The overall results are mixed, however.
Graphically, the book is unquestionably the most attractive and readable of the New York City guidebooks, and the included maps and color photographs only add to the pleasing effect of the presentation. Including recipes from some of the starred properties is an especially nice touch.
The guide is *heavily* Manhattan-centric, however, making only token mentions of restaurants in Brooklyn and Queens and leaving the Bronx and Staten Island off almost entirely; the Bronx's very fine Arthur Avenue restaurant scene is represented by a single restaurant, Roberto's, for instance, and the guide suffers in general from what feels to me like a lack of local knowledge (e.g., some howlers, such as calling the NYC Subway the "Metro," should have been picked up and corrected by a local editor who knows the area... and are there really only *two* restaurants of interest in the entire neighborhood of Harlem?

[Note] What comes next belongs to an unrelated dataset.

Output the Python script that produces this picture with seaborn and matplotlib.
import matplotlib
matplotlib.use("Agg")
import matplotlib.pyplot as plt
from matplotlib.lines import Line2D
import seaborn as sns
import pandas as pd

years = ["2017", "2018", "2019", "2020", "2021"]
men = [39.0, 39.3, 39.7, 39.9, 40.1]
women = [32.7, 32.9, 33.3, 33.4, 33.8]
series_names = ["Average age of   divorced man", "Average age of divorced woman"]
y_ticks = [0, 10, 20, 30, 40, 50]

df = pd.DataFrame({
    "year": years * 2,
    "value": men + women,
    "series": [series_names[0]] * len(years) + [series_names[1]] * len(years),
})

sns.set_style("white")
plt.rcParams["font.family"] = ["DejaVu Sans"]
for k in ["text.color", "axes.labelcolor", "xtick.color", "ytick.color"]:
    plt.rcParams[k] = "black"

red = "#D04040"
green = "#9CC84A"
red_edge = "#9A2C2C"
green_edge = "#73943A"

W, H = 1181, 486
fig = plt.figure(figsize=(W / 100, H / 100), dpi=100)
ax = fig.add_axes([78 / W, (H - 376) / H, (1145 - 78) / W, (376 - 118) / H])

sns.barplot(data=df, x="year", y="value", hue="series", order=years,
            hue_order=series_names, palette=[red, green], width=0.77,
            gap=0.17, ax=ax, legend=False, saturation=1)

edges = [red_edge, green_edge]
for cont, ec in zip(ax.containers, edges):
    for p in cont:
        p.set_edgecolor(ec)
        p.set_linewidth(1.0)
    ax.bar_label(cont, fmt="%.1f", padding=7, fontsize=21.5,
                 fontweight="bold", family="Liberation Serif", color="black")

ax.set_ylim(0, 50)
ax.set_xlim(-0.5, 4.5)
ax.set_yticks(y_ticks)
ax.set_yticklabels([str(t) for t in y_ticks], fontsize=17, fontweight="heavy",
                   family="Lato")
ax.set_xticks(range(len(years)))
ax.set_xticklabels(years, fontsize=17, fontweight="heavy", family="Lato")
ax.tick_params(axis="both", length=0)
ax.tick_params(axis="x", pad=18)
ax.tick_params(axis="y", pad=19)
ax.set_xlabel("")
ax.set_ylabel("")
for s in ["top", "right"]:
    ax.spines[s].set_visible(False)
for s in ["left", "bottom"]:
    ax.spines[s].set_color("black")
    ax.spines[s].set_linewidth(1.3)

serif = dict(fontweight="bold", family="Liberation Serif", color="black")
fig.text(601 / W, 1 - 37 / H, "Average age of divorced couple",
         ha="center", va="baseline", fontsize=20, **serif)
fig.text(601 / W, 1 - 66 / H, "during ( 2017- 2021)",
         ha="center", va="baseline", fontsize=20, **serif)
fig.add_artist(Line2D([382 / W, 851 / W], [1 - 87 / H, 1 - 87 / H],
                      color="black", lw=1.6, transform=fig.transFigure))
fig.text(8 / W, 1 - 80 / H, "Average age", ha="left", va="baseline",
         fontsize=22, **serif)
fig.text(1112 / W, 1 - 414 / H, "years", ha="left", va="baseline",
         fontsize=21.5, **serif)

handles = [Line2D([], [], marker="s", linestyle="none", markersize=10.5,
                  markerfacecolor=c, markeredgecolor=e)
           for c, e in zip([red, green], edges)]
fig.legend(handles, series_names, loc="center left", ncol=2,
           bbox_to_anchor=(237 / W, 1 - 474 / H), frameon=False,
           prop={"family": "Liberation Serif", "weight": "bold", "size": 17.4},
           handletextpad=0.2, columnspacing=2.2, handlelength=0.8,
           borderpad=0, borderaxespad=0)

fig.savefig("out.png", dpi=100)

Real New Yorkers know there are more.)
If you're a real foodie visiting New York City, you'll want at least two restaurant books in addition to, or instead of, the Michelin Guide:
-- The Zagat Guide, for breadth of coverage (hundreds more properties than Michelin deigns to report on)
-- The Chowhound Guide to New York City, for much better outer-borough coverage and tips on great, sometimes eccentric and out of the way spots offering great cooking.
As a general New York City map and guidebook, I also heartily recommend the "Not For Tourists Guide To New York City," which, despite the title, adventurous tourists will find indispensable.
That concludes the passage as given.